* Stored data
⁂

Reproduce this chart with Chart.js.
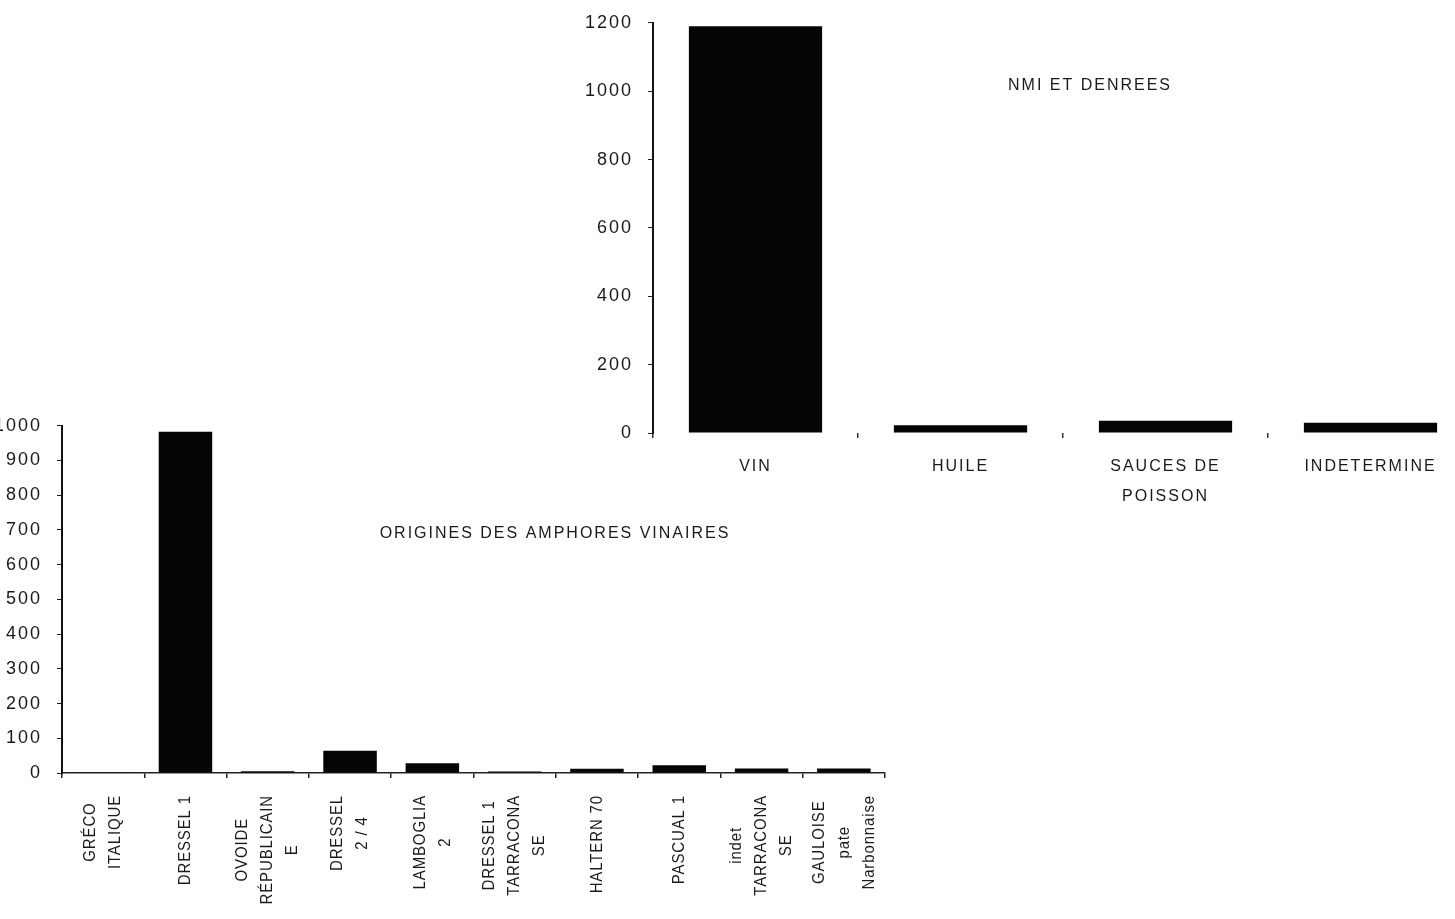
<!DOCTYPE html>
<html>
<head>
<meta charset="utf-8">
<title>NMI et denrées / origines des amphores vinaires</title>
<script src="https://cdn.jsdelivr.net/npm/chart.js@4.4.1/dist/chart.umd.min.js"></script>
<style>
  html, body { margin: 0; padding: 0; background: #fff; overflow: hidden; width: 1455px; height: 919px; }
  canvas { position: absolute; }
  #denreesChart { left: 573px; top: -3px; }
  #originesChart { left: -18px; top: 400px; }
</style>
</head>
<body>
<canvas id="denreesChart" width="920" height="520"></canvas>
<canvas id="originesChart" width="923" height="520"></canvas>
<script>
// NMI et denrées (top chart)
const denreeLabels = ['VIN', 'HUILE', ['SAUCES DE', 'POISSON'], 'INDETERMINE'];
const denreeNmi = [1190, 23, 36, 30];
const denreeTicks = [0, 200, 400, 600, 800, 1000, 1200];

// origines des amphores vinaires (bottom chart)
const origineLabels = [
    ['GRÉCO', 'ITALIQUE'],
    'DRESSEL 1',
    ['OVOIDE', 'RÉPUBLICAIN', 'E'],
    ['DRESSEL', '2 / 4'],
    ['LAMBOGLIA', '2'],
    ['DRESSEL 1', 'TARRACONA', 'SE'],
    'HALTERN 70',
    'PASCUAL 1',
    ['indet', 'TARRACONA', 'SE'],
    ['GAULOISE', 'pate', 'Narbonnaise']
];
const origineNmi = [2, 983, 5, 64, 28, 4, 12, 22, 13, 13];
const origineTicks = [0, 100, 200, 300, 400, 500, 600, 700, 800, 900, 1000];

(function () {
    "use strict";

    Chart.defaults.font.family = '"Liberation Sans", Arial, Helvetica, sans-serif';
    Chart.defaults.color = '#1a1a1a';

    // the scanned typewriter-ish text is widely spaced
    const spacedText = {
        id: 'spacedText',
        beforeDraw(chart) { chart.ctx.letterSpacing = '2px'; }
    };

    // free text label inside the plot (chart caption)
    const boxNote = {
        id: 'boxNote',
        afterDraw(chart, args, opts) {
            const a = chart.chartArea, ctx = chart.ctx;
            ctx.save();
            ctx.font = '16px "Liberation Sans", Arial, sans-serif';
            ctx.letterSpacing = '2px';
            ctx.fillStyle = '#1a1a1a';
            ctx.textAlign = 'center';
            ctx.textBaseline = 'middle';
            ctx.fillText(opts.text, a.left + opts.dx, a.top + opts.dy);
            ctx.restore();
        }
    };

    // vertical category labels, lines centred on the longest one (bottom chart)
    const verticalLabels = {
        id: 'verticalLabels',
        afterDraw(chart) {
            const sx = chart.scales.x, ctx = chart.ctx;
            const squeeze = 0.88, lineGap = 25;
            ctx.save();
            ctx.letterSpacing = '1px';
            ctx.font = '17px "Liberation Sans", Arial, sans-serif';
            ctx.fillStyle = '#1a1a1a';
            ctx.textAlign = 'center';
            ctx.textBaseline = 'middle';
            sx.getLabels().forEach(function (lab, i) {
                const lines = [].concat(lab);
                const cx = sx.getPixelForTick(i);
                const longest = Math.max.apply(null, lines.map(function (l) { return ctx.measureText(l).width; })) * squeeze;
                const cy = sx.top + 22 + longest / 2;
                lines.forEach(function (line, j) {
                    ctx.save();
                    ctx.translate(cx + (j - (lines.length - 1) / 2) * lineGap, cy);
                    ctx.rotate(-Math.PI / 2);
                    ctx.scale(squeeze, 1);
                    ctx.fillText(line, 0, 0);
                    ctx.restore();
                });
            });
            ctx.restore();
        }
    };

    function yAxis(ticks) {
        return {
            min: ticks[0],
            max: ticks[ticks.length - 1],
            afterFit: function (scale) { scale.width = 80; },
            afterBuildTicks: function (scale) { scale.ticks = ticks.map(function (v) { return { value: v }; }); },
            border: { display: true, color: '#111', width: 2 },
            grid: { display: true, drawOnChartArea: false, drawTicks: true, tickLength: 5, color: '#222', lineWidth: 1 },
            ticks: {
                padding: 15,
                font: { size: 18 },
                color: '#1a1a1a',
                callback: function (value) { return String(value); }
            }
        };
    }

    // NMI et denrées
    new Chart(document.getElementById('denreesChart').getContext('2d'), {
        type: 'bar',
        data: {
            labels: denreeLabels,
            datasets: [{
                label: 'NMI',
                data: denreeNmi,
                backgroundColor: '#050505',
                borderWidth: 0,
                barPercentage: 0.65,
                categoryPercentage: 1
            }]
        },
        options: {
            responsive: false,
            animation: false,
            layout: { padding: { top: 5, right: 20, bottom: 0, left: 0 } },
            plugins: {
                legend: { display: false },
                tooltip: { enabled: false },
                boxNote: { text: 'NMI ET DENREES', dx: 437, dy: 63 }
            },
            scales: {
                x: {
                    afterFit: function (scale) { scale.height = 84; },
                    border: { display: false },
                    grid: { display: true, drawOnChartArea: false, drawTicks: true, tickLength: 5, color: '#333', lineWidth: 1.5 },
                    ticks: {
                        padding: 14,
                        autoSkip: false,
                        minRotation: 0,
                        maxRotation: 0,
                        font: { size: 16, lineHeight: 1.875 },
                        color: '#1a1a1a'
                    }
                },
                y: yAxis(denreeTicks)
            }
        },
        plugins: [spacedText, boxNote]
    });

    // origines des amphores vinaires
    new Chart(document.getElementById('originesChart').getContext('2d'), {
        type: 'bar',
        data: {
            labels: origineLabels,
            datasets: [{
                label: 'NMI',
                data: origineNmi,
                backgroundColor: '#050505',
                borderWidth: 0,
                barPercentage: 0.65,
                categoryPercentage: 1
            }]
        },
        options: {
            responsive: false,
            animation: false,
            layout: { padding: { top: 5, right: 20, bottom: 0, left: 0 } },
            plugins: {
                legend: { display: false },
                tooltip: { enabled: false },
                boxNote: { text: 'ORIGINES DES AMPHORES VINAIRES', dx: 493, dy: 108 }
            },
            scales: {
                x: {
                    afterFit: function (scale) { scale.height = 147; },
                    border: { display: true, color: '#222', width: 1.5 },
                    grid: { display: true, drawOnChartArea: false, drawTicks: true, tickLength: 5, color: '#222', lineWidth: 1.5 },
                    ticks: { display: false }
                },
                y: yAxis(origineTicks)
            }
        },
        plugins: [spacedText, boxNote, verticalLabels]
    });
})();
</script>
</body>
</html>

⁂

Repeat the listing above from its first line through the line that contains "const denreeTicks = [0, 200, 400, 600, 800, 1000, 1200];", both included, and nothing more. Drop the pictures.

* Response
Reproduce this chart with Chart.js.
<!DOCTYPE html>
<html>
<head>
<meta charset="utf-8">
<title>NMI et denrées / origines des amphores vinaires</title>
<script src="https://cdn.jsdelivr.net/npm/chart.js@4.4.1/dist/chart.umd.min.js"></script>
<style>
  html, body { margin: 0; padding: 0; background: #fff; overflow: hidden; width: 1455px; height: 919px; }
  canvas { position: absolute; }
  #denreesChart { left: 573px; top: -3px; }
  #originesChart { left: -18px; top: 400px; }
</style>
</head>
<body>
<canvas id="denreesChart" width="920" height="520"></canvas>
<canvas id="originesChart" width="923" height="520"></canvas>
<script>
// NMI et denrées (top chart)
const denreeLabels = ['VIN', 'HUILE', ['SAUCES DE', 'POISSON'], 'INDETERMINE'];
const denreeNmi = [1190, 23, 36, 30];
const denreeTicks = [0, 200, 400, 600, 800, 1000, 1200];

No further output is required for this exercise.